The young left-handed hitter has the physical tools to excel, and has been compared at times to Yoshio Itoi in build and playing style. While he made the Tigers’ Opening Day roster last season, generating buzz among fans and media as one of manager Tomoaki Kanemoto‘s “chohenkaku” (ultra reform) boys, he only lasted 38 games on the top squad, batting a mere .190 and hitting no home runs.
However, Yokota got an invitation to the top squad’s spring training camp in Okinawa with the hopes that he could fight for a spot on the top squad this season. Unfortunately, two weeks into camp, he returned to Osaka with complaints of migraines. From that time until yesterday, there was little to no news reported about his condition.
Finally, on August 30th, his doctors declared that he was in remission, and could resume baseball-related activities. While Yokota could have easily stayed in his hometown in Kagoshima Prefecture and trained there, he said he wanted to use facilities designed for professional players. His aim is to join the team’s second squad spring training next February.
“I was really shocked at first, and was worried about whether or not I would ever play baseball again,” said Yokota. He continued, “The treatments were really hard, but thanks to everyone’s support, I was able to make it back this far. All the help and support from the doctors, nurses, the club, my teammates, as well as letters, books, origami cranes that I got from the fans, it’s all helped me along.

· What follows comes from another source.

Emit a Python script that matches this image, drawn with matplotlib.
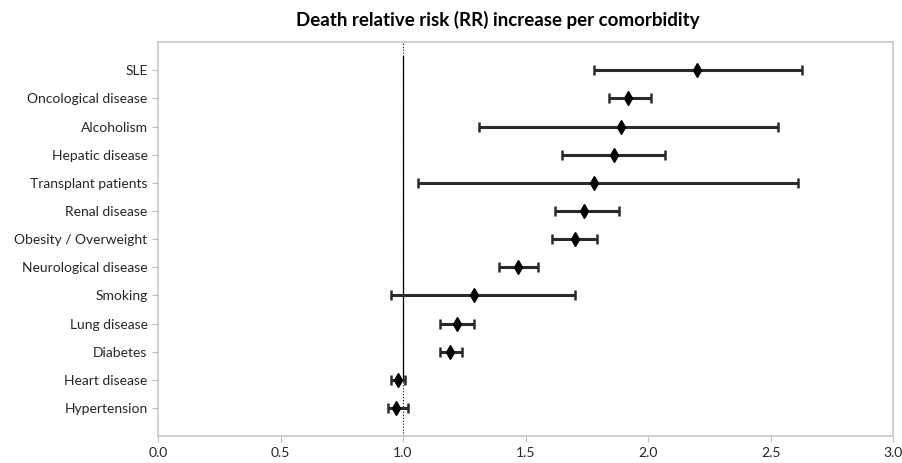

I’ve got nothing but thanks for all the support I have been given. I want to get back to running around at Koshien Stadium as soon as possible.”
Team chairman Takano paid him visits each of the past two months, but said, “He looks much better now than he did a month or two ago.” His weight is back up near what it was last season, and while the team does not want to push him too quickly, they do hope to see him back early in 2018. Takano announced that the team will renew Yokota’s contract and support him through the rest of his recovery process.
Kanemoto commented as well, saying, “It’s such a relief to hear that he is doing better. I’m sure it’s still going to take a long time, but I believe Yokota will plug away and keep working hard to come back.”
For his part, Yokota has expressed his determination to make a full comeback, saying, “I will do what I can to make my baseball career a source of hope, dreams and encouragement for people who have to fight through the same conditions as I have.”